LA VERITÀ della trattativa è che insieme spolperanno l’Ucraina nei decenni a venire pur di recuperare le spese militari. Ad ogni modo, l’usurpazione dell’Ucraina sconfitta è questione drammaticamente secondaria. Il portavoce di Putin, Dimitrij Peskov, l’ha ripetuto ancora una volta: per normalizzare i rapporti tra Washington e Mosca c’è ancora molto lavoro da fare, soprattutto sul versante degli accordi di cooperazione commerciale e finanziaria.
L’obiettivo del Cremlino è quello di sempre: farla finita con il protezionismo ipocrita delle cosiddette “sanzioni” e aprire nuovamente i mercati americani e occidentali agli affari con la Russia.
UNA PROPOSTA, come è noto, che Mosca porta avanti in totale sintonia con Pechino. Non è un caso che da settimane il governo cinese insista per interpretare lo spiraglio di pace in Ucraina come occasione per l’apertura di una trattativa economica multilaterale. La posta sul piatto: riaprire l’America e l’Occidente al libero scambio di merci e di capitali coi “nemici” orientali.
Trump è terrorizzato da una simile prospettiva. La sua amministrazione sarebbe disposta anche a mandare l’Ucraina, i paesi baltici e l’intero confine europeo della Nato all’inferno. L’essenziale è che il muro protezionista americano resti in piedi. È questa, infatti, l’unica condizione per tenere a bada un altrimenti ingestibile debito statunitense verso l’estero, sia pubblico che privato.
ECCO PERCHÉ la presidenza Usa sta cercando di tenere i cinesi il più possibile alla larga dagli accordi di pace. La speranza americana è convincere Putin a intavolare una trattativa bilaterale fondata sull’apertura ai soli capitali della Russia. È il tentativo di riesumare il vecchio divide et impera nixoniano per separare i destini russi da quelli del gigante cinese. Il problema è che l’intreccio economico tra Russia e Cina è ormai difficilmente districabile.

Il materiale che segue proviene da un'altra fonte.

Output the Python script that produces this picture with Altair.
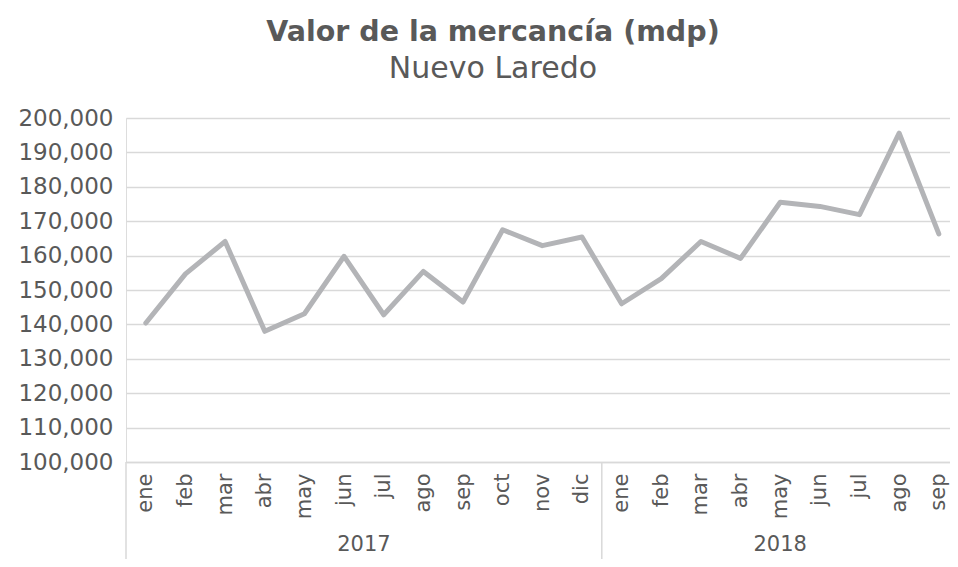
import altair as alt
import pandas as pd

months = ["ene", "feb", "mar", "abr", "may", "jun", "jul", "ago", "sep", "oct", "nov", "dic",
          "ene", "feb", "mar", "abr", "may", "jun", "jul", "ago", "sep"]
years = ["2017"] * 12 + ["2018"] * 9
values = [140400, 154700, 164100, 138000, 143100, 159800, 142800, 155400, 146500, 167500, 162900, 165400,
          146000, 153300, 164100, 159200, 175500, 174300, 171900, 195600, 166300]
y_ticks = [100000, 110000, 120000, 130000, 140000, 150000, 160000, 170000, 180000, 190000, 200000]

FONT = "DejaVu Sans"
TXT = "#595959"
GRID = "#d9d9d9"
W, H = 824, 344
SLOT = 39.65
XMAX = W / SLOT

df = pd.DataFrame({"idx": [i + 0.5 for i in range(len(months))], "mes": months,
                   "anio": years, "valor": values})

# year groups
groups = []
for y in dict.fromkeys(years):
    start = years.index(y)
    n = years.count(y)
    groups.append({"anio": y, "start": start, "center": start + n / 2})
gdf = pd.DataFrame(groups)

label_expr = "[" + ",".join(f"'{m}'" for m in months) + "][floor(datum.value)]"

xscale = alt.Scale(domain=[0, XMAX], nice=False, zero=False)

line = alt.Chart(df).mark_line(color="#b3b4b7", strokeWidth=5, strokeJoin="round", strokeCap="round").encode(
    x=alt.X("idx:Q", scale=xscale, title=None,
            axis=alt.Axis(values=[i + 0.5 for i in range(len(months))], labelExpr=label_expr,
                          labelAngle=-90, labelFlush=False, labelOverlap=False, grid=False, ticks=False,
                          domain=True, domainColor=GRID, domainWidth=1.5, labelPadding=11,
                          labelFont=FONT, labelFontSize=21, labelColor=TXT)),
    y=alt.Y("valor:Q", scale=alt.Scale(domain=[100000, 200000], nice=False, zero=False), title=None,
            axis=alt.Axis(values=y_ticks, format=",.0f", grid=True, gridColor=GRID, gridWidth=1.5,
                          domain=False, ticks=False, labelPadding=13,
                          labelFont=FONT, labelFontSize=23, labelColor=TXT)),
)

seps = alt.Chart(gdf).mark_rule(color=GRID, strokeWidth=1.5).encode(
    x=alt.X("start:Q", scale=xscale),
    y=alt.value(H),
    y2=alt.value(H + 97),
)

year_text = alt.Chart(gdf).mark_text(font=FONT, fontSize=21, color=TXT, baseline="middle").encode(
    x=alt.X("center:Q", scale=xscale),
    y=alt.value(H + 83),
    text="anio:N",
)

chart = alt.layer(line, seps, year_text).properties(
    width=W, height=H,
    autosize=alt.AutoSizeParams(type="none"),
    padding={"left": 118, "top": 110, "right": 0, "bottom": 97},
    title=alt.TitleParams(text="Valor de la mercancía (mdp)", subtitle="Nuevo Laredo",
                          font=FONT, fontSize=28.5, fontWeight="bold", color=TXT,
                          subtitleFont=FONT, subtitleFontSize=30, subtitleColor=TXT,
                          subtitlePadding=8, anchor="middle", frame="bounds", offset=23, dx=9),
).configure_view(stroke=None).configure(background="white")

chart.save("out.html", embed_options={"renderer": "svg", "actions": False})
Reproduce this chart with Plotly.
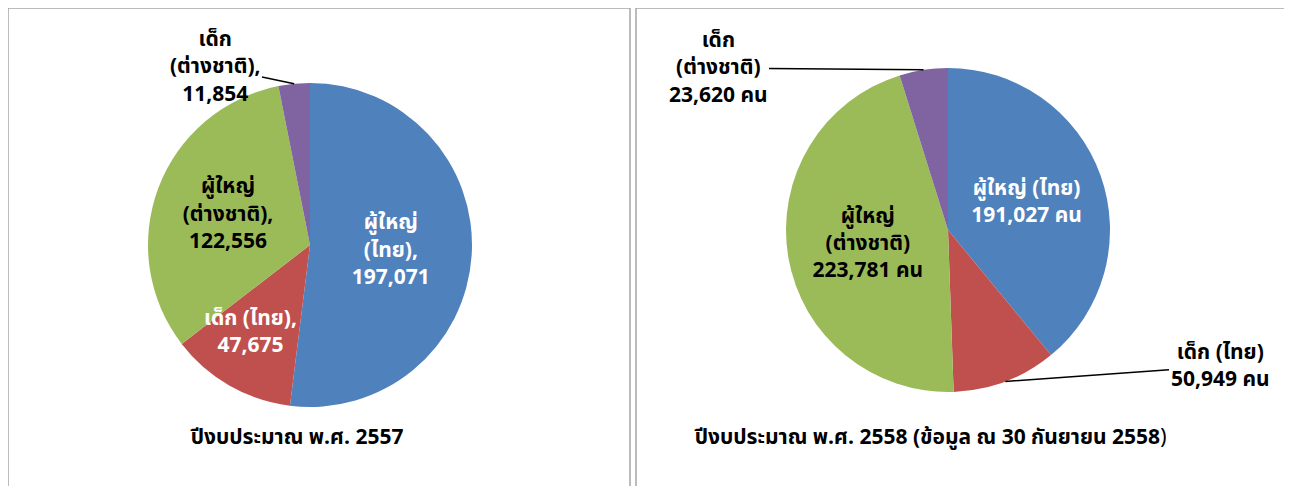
import math
import plotly.graph_objects as go

# ---------------- data ----------------
categories = ["ผู้ใหญ่ (ไทย)", "เด็ก (ไทย)", "ผู้ใหญ่ (ต่างชาติ)", "เด็ก (ต่างชาติ)"]
values_2557 = [197071, 47675, 122556, 11854]
values_2558 = [191027, 50949, 223781, 23620]
labels_2557 = ["ผู้ใหญ่<br>(ไทย),<br>197,071", "เด็ก (ไทย),<br>47,675",
               "ผู้ใหญ่<br>(ต่างชาติ),<br>122,556", "เด็ก<br>(ต่างชาติ),<br>11,854"]
labels_2558 = ["ผู้ใหญ่ (ไทย)<br>191,027 คน", "เด็ก (ไทย)<br>50,949 คน",
               "ผู้ใหญ่<br>(ต่างชาติ)<br>223,781 คน", "เด็ก<br>(ต่างชาติ)<br>23,620 คน"]
title_2557 = "ปีงบประมาณ พ.ศ. 2557"
title_2558 = "ปีงบประมาณ พ.ศ. 2558 (ข้อมูล ณ 30 กันยายน 2558"
colors = ["#4F81BD", "#C0504D", "#9BBB59", "#8064A2"]

# page body has an 8px margin: shrink the figure and shift coordinates
OFF = 8
W, H = 1292 - OFF, 486 - OFF
FONT = "Tahoma, 'Noto Sans Thai', 'Noto Sans', 'DejaVu Sans', sans-serif"
FS = 21


def px(x):
    return (x - OFF) / W


def py(y):
    return 1 - (y - OFF) / H


def bold_lines(s):
    return "<br>".join("<b>" + t + "</b>" for t in s.split("<br>"))


# pie geometry in page pixels (center x, center y, radius)
pie_L = (310, 245, 162)
pie_R = (948, 230, 162)


def dom(p):
    cx, cy, r = p
    return dict(x=[px(cx - r), px(cx + r)], y=[py(cy + r), py(cy - r)])


def slice_point(p, vals, idx, frac=1.0):
    cx, cy, r = p
    tot = sum(vals)
    start = sum(vals[:idx]) / tot
    mid = start + vals[idx] / tot / 2
    ang = 2 * math.pi * mid
    return cx + frac * r * math.sin(ang), cy - frac * r * math.cos(ang)


fig = go.Figure()

fig.add_trace(go.Pie(
    labels=categories, values=values_2557, text=[bold_lines(t) for t in labels_2557],
    textinfo="text", sort=False, direction="clockwise", rotation=0,
    marker=dict(colors=colors, line=dict(color="white", width=0)),
    textposition=["inside", "none", "inside", "none"],
    insidetextorientation="horizontal",
    insidetextfont=dict(color=["white", "white", "black", "black"], size=FS, family=FONT),
    domain=dom(pie_L), showlegend=False, hoverinfo="label+value",
))

fig.add_trace(go.Pie(
    labels=categories, values=values_2558, text=[bold_lines(t) for t in labels_2558],
    textinfo="text", sort=False, direction="clockwise", rotation=0,
    marker=dict(colors=colors, line=dict(color="white", width=0)),
    textposition=["inside", "none", "inside", "none"],
    insidetextorientation="horizontal",
    insidetextfont=dict(color=["white", "white", "black", "black"], size=FS, family=FONT),
    domain=dom(pie_R), showlegend=False, hoverinfo="label+value",
))

annotations = []


def outside_label(p, vals, idx, text, tx, ty):
    ex, ey = slice_point(p, vals, idx)
    annotations.append(dict(
        x=px(ex), y=py(ey), xref="paper", yref="paper",
        ax=tx - ex, ay=ty - ey, axref="pixel", ayref="pixel",
        text=bold_lines(text), showarrow=True, arrowhead=0, arrowwidth=1.5, arrowcolor="black",
        font=dict(size=FS, color="black", family=FONT), align="center",
    ))


outside_label(pie_L, values_2557, 3, labels_2557[3], 215, 67)
outside_label(pie_R, values_2558, 3, labels_2558[3], 718, 68)
outside_label(pie_R, values_2558, 1, labels_2558[1], 1220, 366)

# red slice label of the left pie, placed inside the slice at full size
rx, ry = slice_point(pie_L, values_2557, 1, 0.62)
annotations.append(dict(x=px(rx), y=py(ry), xref="paper", yref="paper",
                        xanchor="center", yanchor="middle", showarrow=False, xshift=-10,
                        text=bold_lines(labels_2557[1]), align="center",
                        font=dict(size=FS, color="white", family=FONT)))

annotations.append(dict(x=px(296), y=py(437), xref="paper", yref="paper",
                        xanchor="center", yanchor="middle",
                        text="<b>" + title_2557 + "</b>",
                        showarrow=False, font=dict(size=FS, color="black", family=FONT)))
annotations.append(dict(x=px(930), y=py(437), xref="paper", yref="paper",
                        xanchor="center", yanchor="middle",
                        text="<b>" + title_2558 + "</b>)",
                        showarrow=False, font=dict(size=FS, color="black", family=FONT)))

shapes = [
    dict(type="rect", xref="paper", yref="paper", x0=px(8), x1=px(630), y0=py(500), y1=py(8),
         line=dict(color="#A6A6A6", width=1.5)),
    dict(type="rect", xref="paper", yref="paper", x0=px(636), x1=px(1285), y0=py(500), y1=py(8),
         line=dict(color="#A6A6A6", width=1.5)),
]

fig.update_layout(
    width=W, height=H, margin=dict(l=0, r=0, t=0, b=0),
    paper_bgcolor="white", plot_bgcolor="white",
    font=dict(family=FONT, size=FS, color="black"),
    annotations=annotations, shapes=shapes,
)

fig.write_html("out.html")
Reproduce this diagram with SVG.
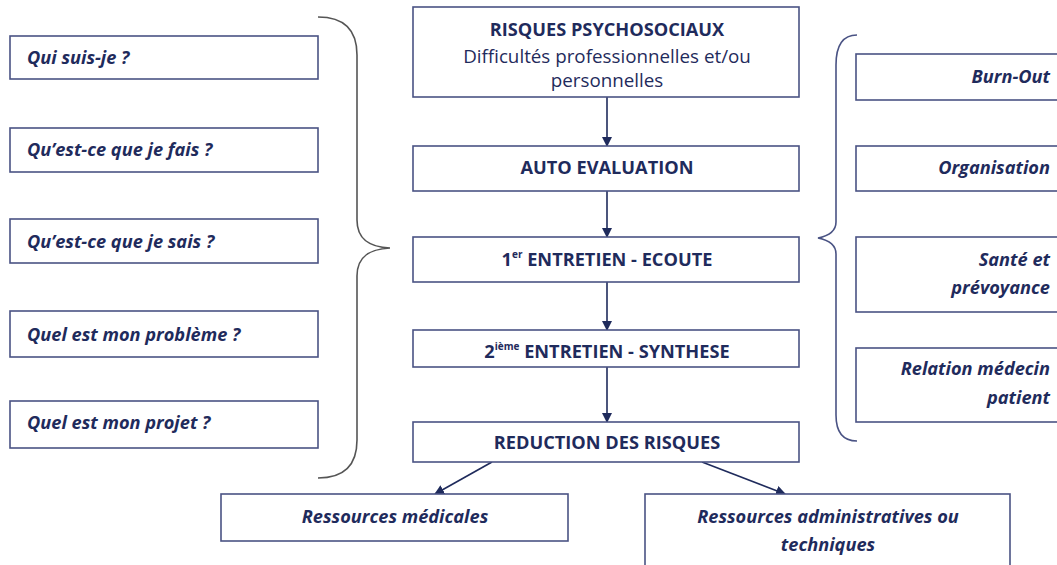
<svg xmlns="http://www.w3.org/2000/svg" width="1057" height="565" viewBox="0 0 1057 565">
<style>
.box{fill:#fff;stroke:#4a5384;stroke-width:1.6}
.t{font-family:"Open Sans","Noto Sans","Liberation Sans",sans-serif;fill:#1f2b5c}
.bi{font-weight:bold;font-style:italic;font-size:18.2px}
.b{font-weight:bold;font-size:18.2px}
.r{font-size:18.8px}
.c{text-anchor:middle}
.e{text-anchor:end}
.sup{font-size:10px}
.conn{stroke:#1f2b5c;stroke-width:1.6;fill:none}
</style>
<defs>
<marker id="ah" markerWidth="10" markerHeight="10" refX="9" refY="5" orient="auto" markerUnits="userSpaceOnUse">
<path d="M0,0 L10,5 L0,10 z" fill="#1f2b5c"/>
</marker>
</defs>
<rect width="1057" height="565" fill="#fff"/>
<g id="braces">
<path d="M318,17 C345,17 357,30 357,55 L357,220 C357,240 370,247 390,248 C370,249 357,256 357,276 L357,440 C357,465 345,478 318,478" fill="none" stroke="#555" stroke-width="1.6"/>
<path d="M857,35 C843,35 836,45 836,65 L836,222 C836,232 828,236 818,238 C828,240 836,244 836,254 L836,415 C836,432 843,441 857,441" fill="none" stroke="#4a5384" stroke-width="1.6"/>
</g>
<g id="connectors">
<line class="conn" x1="607" y1="97" x2="607" y2="146" marker-end="url(#ah)"/>
<line class="conn" x1="607" y1="191" x2="607" y2="237" marker-end="url(#ah)"/>
<line class="conn" x1="607" y1="282" x2="607" y2="330" marker-end="url(#ah)"/>
<line class="conn" x1="607" y1="367" x2="607" y2="422" marker-end="url(#ah)"/>
<line class="conn" x1="492" y1="462" x2="435" y2="494" marker-end="url(#ah)"/>
<line class="conn" x1="702" y1="462" x2="785" y2="494" marker-end="url(#ah)"/>
</g>
<g id="q1"><rect class="box" x="10" y="36" width="308" height="43"/><text class="t bi" x="27" y="64">Qui suis-je ?</text></g>
<g id="q2"><rect class="box" x="10" y="128" width="308" height="44"/><text class="t bi" x="27" y="156">Qu’est-ce que je fais ?</text></g>
<g id="q3"><rect class="box" x="10" y="219" width="308" height="44"/><text class="t bi" x="27" y="248">Qu’est-ce que je sais ?</text></g>
<g id="q4"><rect class="box" x="10" y="311" width="308" height="46"/><text class="t bi" x="27" y="341">Quel est mon problème ?</text></g>
<g id="q5"><rect class="box" x="10" y="401" width="308" height="47"/><text class="t bi" x="27" y="429">Quel est mon projet ?</text></g>
<g id="rps"><rect class="box" x="413" y="7" width="386" height="90"/>
<text class="t b c" x="607" y="36">RISQUES PSYCHOSOCIAUX</text>
<text class="t r c" x="607" y="63">Difficultés professionnelles et/ou</text>
<text class="t r c" x="607" y="87">personnelles</text></g>
<g id="auto"><rect class="box" x="413" y="146" width="386" height="45"/><text class="t b c" x="607" y="174">AUTO EVALUATION</text></g>
<g id="e1"><rect class="box" x="413" y="237" width="386" height="45"/><text class="t b c" x="607" y="266">1<tspan class="sup" dy="-8">er</tspan><tspan dy="8"> ENTRETIEN - ECOUTE</tspan></text></g>
<g id="e2"><rect class="box" x="413" y="330" width="386" height="37"/><text class="t b c" x="607" y="358">2<tspan class="sup" dy="-8">ième</tspan><tspan dy="8"> ENTRETIEN - SYNTHESE</tspan></text></g>
<g id="red"><rect class="box" x="413" y="422" width="386" height="40"/><text class="t b c" x="607" y="449">REDUCTION DES RISQUES</text></g>
<g id="med"><rect class="box" x="221" y="494" width="347" height="47"/><text class="t bi c" x="395" y="523">Ressources médicales</text></g>
<g id="adm"><rect class="box" x="645" y="494" width="365" height="80"/><text class="t bi c" x="828" y="523">Ressources administratives ou</text><text class="t bi c" x="828" y="551">techniques</text></g>
<g id="burn"><rect class="box" x="856" y="54" width="210" height="46"/><text class="t bi e" x="1050" y="83">Burn-Out</text></g>
<g id="org"><rect class="box" x="856" y="146" width="210" height="45"/><text class="t bi e" x="1050" y="174">Organisation</text></g>
<g id="sante"><rect class="box" x="856" y="237" width="210" height="75"/><text class="t bi e" x="1050" y="266">Santé et</text><text class="t bi e" x="1050" y="294">prévoyance</text></g>
<g id="rel"><rect class="box" x="856" y="348" width="210" height="74"/><text class="t bi e" x="1050" y="375">Relation médecin</text><text class="t bi e" x="1050" y="404">patient</text></g>
</svg>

Negli ultimi anni l’export cinese verso l’economia russa è più che raddoppiato, passando dai 50 miliardi di dollari del 2018 agli oltre 100 attuali. «Cina e Russia non possono essere separate»: l’avvertimento di Xi al mondo, di pochi giorni fa, è fondato su basi economiche piuttosto solide.
Se dunque la Russia resterà saldamente legata alla Cina, alla Casa Bianca toccherà cercare altre vie. Una di queste è che gli Stati Uniti decidano di scaricare l’arma protezionista interamente sulle spalle dei vecchi alleati Ue.
TRUMP POTREBBE cioé minacciarci: «Cari europei, o pagate voi i nostri debiti oppure da ora in poi faremo affari solo coi nemici». È il “friend shoring” di Biden che sotto Trump si rovescia e diventa “unfriend shoring”. L’ennesimo, stupefacente paradosso di una precarissima pace capitalista.